# Entries provided start
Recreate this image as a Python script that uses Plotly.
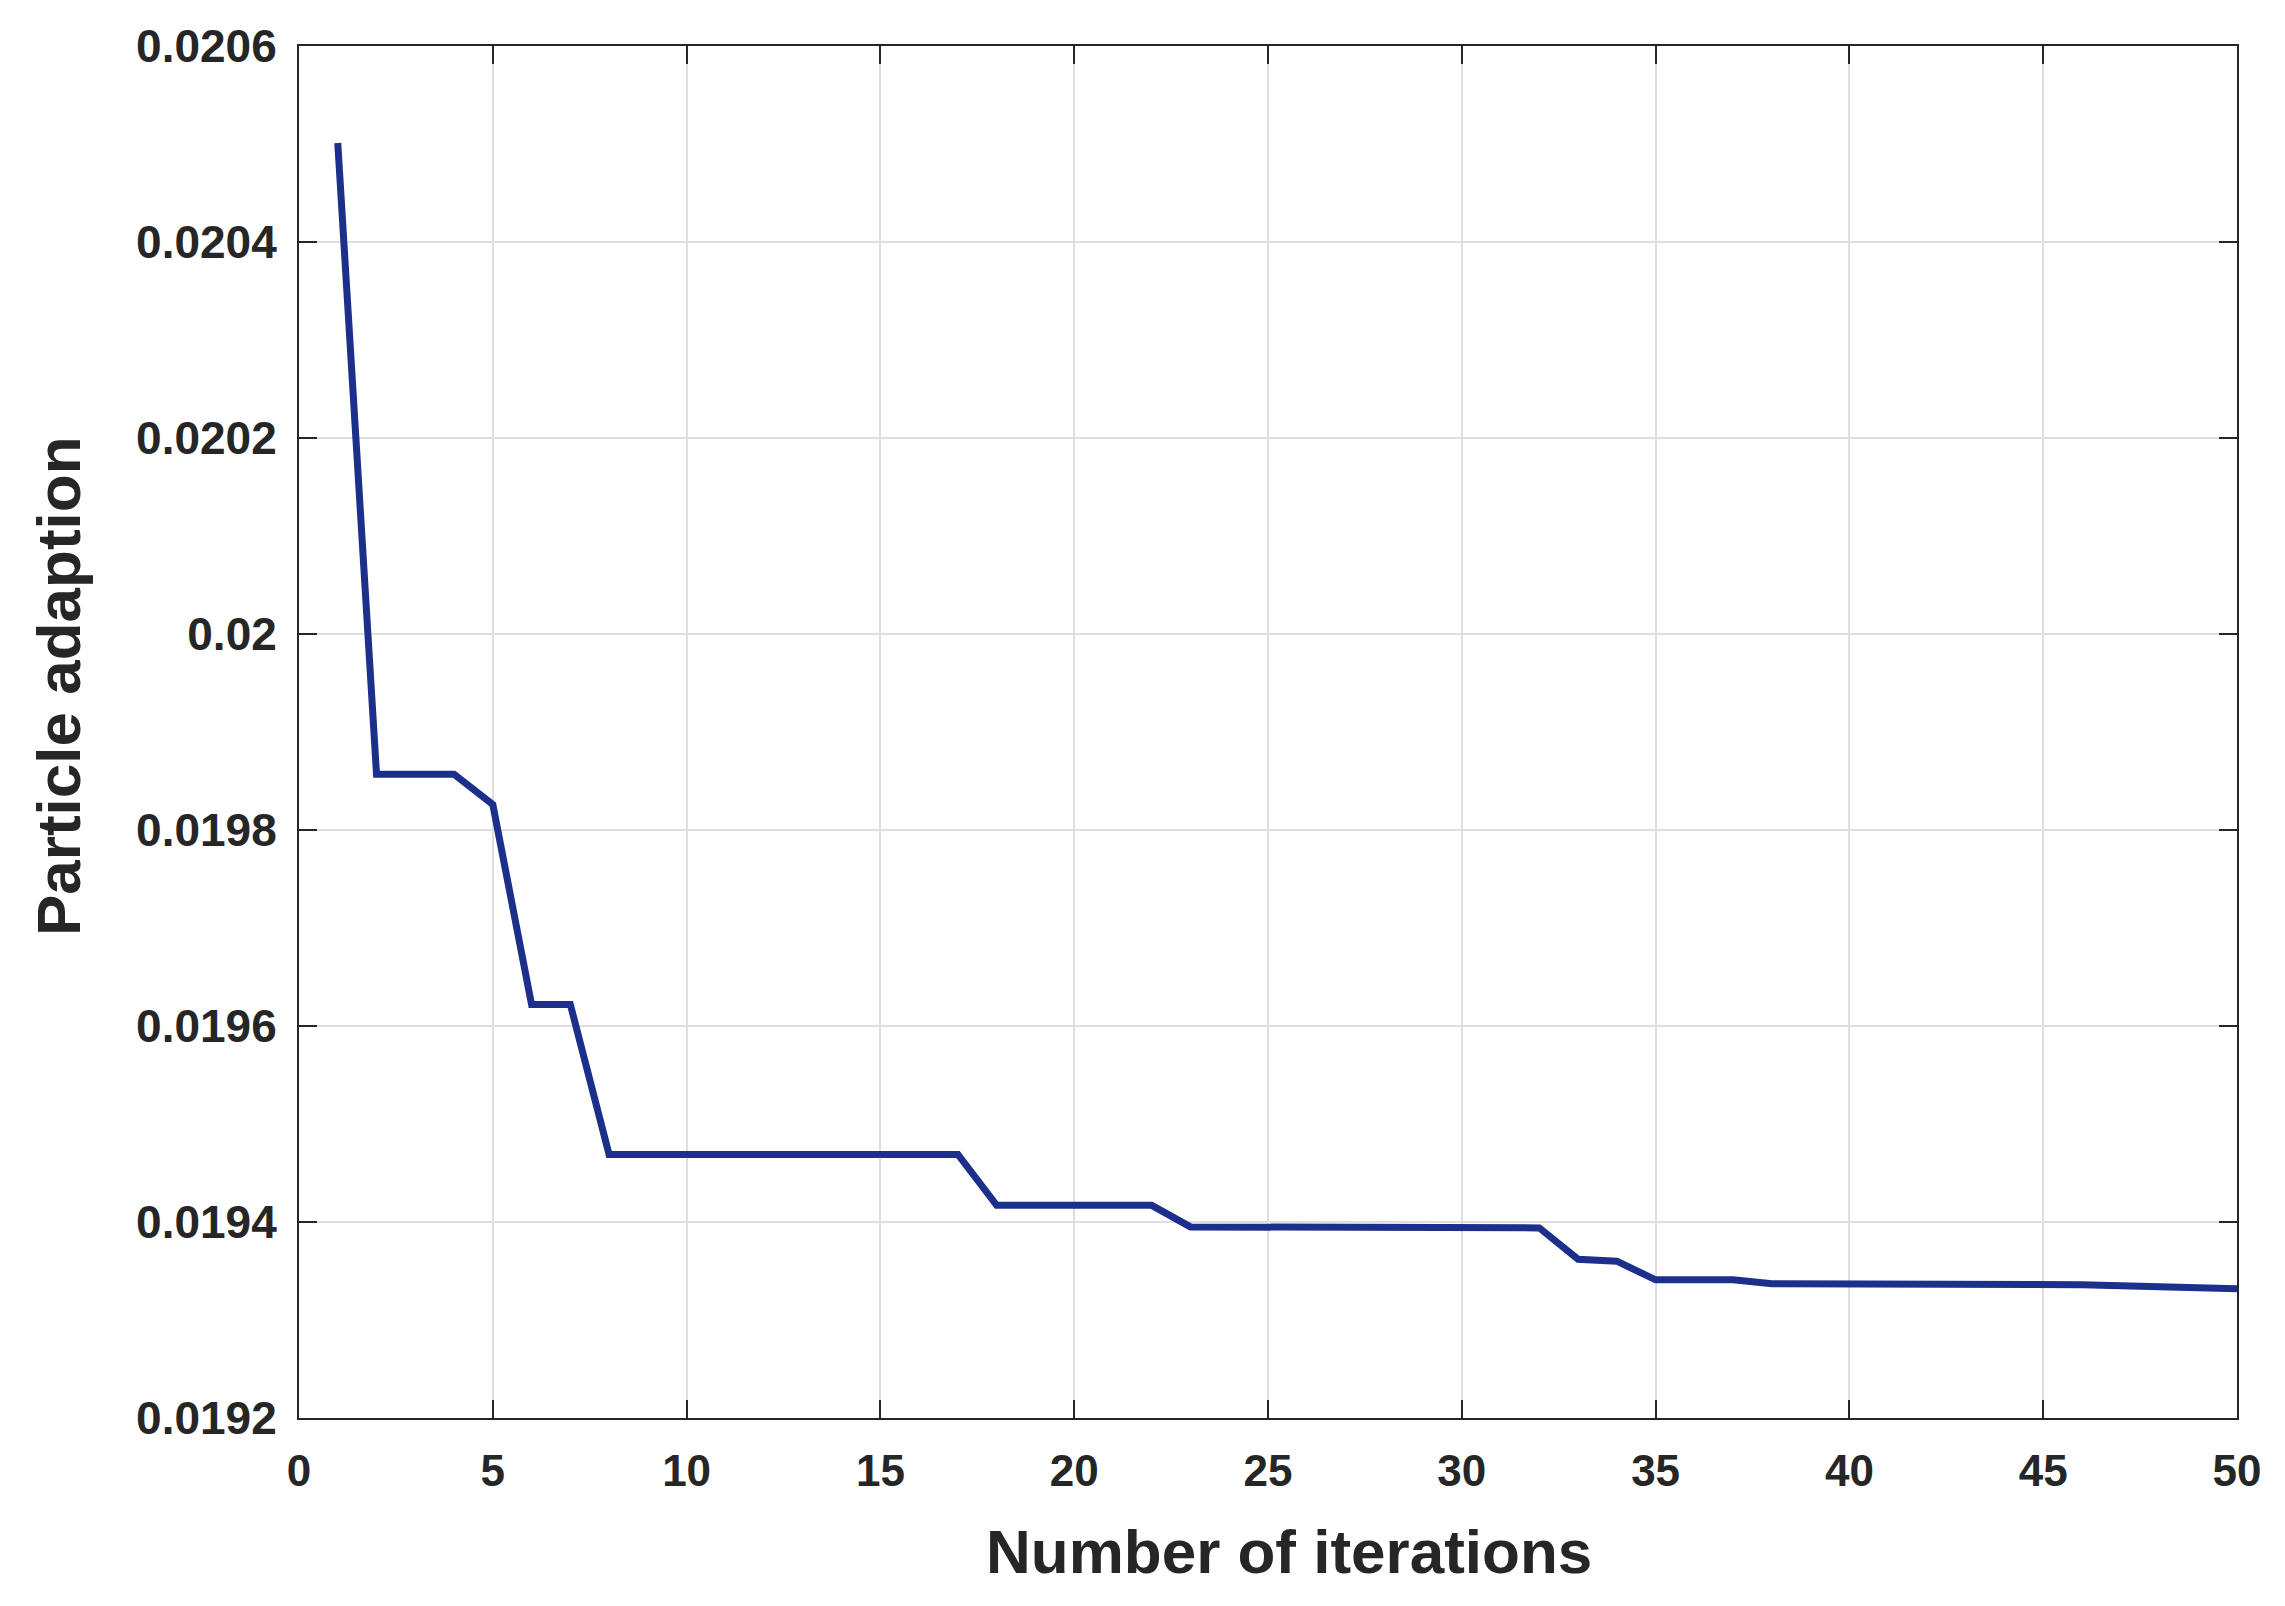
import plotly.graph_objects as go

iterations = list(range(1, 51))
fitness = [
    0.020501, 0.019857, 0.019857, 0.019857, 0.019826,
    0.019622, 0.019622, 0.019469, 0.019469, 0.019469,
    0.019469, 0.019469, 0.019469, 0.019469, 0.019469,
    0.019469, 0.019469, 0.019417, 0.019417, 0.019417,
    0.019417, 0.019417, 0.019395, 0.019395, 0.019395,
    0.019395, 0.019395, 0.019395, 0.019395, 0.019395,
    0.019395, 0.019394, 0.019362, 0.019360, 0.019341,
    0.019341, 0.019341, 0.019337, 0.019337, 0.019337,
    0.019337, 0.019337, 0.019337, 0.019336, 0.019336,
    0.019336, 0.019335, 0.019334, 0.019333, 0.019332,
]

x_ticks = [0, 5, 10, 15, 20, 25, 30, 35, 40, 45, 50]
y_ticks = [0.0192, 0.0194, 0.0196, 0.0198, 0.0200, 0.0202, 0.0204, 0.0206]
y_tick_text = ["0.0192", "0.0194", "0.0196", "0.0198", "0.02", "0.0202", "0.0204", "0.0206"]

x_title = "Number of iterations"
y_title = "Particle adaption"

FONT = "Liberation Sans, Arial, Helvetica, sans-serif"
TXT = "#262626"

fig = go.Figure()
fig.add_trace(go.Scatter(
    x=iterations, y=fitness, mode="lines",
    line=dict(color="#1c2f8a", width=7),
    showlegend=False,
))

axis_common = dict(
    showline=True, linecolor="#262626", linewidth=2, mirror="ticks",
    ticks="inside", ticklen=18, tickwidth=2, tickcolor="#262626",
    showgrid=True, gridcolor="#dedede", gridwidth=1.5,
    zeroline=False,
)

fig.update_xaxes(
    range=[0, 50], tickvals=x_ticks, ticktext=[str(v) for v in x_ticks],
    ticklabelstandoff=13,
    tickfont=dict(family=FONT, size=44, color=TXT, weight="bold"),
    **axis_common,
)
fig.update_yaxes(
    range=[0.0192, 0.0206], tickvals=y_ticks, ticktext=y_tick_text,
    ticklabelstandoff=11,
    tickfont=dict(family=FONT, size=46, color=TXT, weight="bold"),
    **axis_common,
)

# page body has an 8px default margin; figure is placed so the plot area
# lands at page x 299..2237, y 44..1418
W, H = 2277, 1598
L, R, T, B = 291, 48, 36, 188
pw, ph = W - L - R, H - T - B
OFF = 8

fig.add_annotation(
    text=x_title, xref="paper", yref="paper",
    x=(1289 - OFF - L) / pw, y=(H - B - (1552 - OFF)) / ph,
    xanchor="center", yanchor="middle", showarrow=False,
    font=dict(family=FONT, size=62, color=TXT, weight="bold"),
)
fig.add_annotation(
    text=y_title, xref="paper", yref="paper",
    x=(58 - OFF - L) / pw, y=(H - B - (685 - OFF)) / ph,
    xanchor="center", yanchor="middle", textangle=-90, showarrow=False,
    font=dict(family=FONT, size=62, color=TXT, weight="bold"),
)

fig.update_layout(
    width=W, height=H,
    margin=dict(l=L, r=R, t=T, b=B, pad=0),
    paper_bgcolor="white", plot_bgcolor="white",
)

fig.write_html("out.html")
# Entries provided end
# Entries provided start
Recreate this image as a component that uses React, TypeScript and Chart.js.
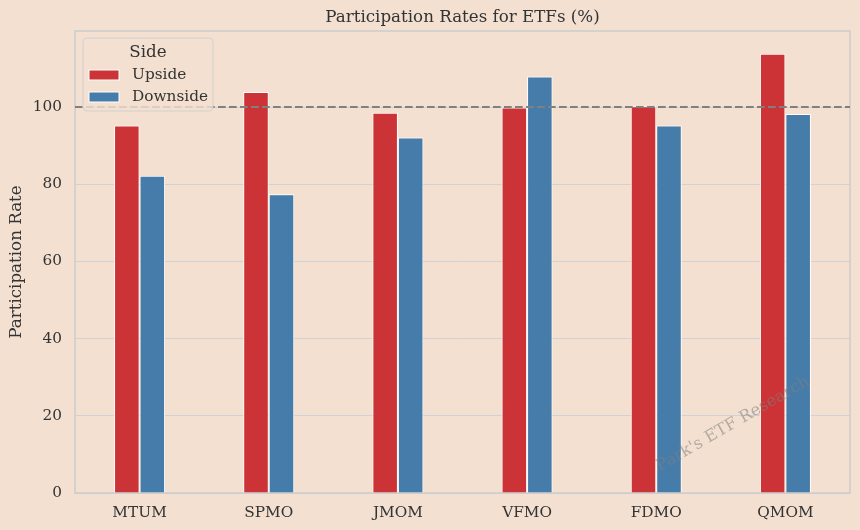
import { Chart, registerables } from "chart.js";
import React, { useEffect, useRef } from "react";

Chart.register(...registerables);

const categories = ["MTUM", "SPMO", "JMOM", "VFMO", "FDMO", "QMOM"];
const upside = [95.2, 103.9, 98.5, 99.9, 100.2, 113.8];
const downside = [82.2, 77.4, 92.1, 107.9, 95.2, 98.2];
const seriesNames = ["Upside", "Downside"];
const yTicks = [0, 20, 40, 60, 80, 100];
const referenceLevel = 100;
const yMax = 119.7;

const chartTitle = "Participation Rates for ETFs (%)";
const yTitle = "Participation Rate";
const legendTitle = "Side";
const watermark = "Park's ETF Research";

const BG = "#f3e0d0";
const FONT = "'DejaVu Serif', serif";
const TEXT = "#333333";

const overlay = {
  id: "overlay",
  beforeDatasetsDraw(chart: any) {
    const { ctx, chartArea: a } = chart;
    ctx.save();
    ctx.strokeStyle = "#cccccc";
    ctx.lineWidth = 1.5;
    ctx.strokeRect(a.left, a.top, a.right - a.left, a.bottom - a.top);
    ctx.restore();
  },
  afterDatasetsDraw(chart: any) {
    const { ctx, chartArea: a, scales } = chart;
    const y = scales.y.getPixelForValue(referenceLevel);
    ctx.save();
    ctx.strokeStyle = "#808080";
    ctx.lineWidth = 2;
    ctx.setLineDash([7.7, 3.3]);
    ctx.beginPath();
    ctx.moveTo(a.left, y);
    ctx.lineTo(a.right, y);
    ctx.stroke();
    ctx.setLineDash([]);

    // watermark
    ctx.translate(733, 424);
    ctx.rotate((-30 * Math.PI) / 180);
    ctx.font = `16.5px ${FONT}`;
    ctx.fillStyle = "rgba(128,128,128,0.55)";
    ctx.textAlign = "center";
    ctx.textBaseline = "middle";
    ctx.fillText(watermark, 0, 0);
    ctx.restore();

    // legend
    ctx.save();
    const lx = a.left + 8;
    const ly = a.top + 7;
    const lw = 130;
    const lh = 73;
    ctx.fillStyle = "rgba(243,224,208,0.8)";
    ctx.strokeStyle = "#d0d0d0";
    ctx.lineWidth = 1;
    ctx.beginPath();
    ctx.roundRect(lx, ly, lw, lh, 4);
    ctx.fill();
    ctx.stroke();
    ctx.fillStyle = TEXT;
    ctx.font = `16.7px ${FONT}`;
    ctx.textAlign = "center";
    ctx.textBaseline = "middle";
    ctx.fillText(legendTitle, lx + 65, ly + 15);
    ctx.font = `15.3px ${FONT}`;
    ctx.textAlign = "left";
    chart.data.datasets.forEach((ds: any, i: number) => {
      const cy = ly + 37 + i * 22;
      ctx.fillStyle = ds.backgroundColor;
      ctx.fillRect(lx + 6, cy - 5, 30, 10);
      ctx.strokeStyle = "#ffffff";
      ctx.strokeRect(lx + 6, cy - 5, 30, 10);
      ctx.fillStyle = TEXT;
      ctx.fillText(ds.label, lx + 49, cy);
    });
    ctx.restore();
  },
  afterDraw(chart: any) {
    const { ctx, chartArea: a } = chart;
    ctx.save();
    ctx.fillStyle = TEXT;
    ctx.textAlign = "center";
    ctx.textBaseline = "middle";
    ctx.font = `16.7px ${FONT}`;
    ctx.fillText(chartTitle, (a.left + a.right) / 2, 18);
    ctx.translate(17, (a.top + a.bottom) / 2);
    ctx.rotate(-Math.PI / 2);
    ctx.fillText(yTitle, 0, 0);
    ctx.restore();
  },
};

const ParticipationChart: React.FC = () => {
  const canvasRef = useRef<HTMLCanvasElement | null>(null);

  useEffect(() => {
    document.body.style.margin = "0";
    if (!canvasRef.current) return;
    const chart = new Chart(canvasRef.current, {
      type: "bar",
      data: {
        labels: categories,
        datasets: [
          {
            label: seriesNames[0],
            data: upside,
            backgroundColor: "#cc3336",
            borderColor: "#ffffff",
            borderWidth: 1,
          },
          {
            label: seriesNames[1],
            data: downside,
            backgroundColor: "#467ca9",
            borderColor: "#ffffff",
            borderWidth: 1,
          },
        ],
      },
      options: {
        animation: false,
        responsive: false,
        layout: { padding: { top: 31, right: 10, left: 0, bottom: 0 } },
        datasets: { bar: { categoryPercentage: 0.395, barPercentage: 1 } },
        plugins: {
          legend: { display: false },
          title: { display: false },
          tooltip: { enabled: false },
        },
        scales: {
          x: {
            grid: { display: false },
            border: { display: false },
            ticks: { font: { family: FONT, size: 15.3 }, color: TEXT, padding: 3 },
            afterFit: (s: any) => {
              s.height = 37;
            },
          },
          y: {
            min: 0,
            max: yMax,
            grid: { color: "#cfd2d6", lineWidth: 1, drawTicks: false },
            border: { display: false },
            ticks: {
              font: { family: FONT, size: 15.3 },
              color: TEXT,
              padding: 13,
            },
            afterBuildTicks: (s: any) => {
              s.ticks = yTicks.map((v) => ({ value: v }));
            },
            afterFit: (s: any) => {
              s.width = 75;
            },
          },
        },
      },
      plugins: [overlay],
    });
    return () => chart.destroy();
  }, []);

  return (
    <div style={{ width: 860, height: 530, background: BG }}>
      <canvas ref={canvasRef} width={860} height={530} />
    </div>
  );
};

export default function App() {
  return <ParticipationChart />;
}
# Entries provided end
Task objective: Retype, word for word, only the lines from the one containing "Recreate this image as a component" through the one containing "ctx.setLineDash([]);", both included, and leave out any pictures.

Reply:
Recreate this image as a component that uses React, TypeScript and Chart.js.
import { Chart, registerables } from "chart.js";
import React, { useEffect, useRef } from "react";

Chart.register(...registerables);

const categories = ["MTUM", "SPMO", "JMOM", "VFMO", "FDMO", "QMOM"];
const upside = [95.2, 103.9, 98.5, 99.9, 100.2, 113.8];
const downside = [82.2, 77.4, 92.1, 107.9, 95.2, 98.2];
const seriesNames = ["Upside", "Downside"];
const yTicks = [0, 20, 40, 60, 80, 100];
const referenceLevel = 100;
const yMax = 119.7;

const chartTitle = "Participation Rates for ETFs (%)";
const yTitle = "Participation Rate";
const legendTitle = "Side";
const watermark = "Park's ETF Research";

const BG = "#f3e0d0";
const FONT = "'DejaVu Serif', serif";
const TEXT = "#333333";

const overlay = {
  id: "overlay",
  beforeDatasetsDraw(chart: any) {
    const { ctx, chartArea: a } = chart;
    ctx.save();
    ctx.strokeStyle = "#cccccc";
    ctx.lineWidth = 1.5;
    ctx.strokeRect(a.left, a.top, a.right - a.left, a.bottom - a.top);
    ctx.restore();
  },
  afterDatasetsDraw(chart: any) {
    const { ctx, chartArea: a, scales } = chart;
    const y = scales.y.getPixelForValue(referenceLevel);
    ctx.save();
    ctx.strokeStyle = "#808080";
    ctx.lineWidth = 2;
    ctx.setLineDash([7.7, 3.3]);
    ctx.beginPath();
    ctx.moveTo(a.left, y);
    ctx.lineTo(a.right, y);
    ctx.stroke();
    ctx.setLineDash([]);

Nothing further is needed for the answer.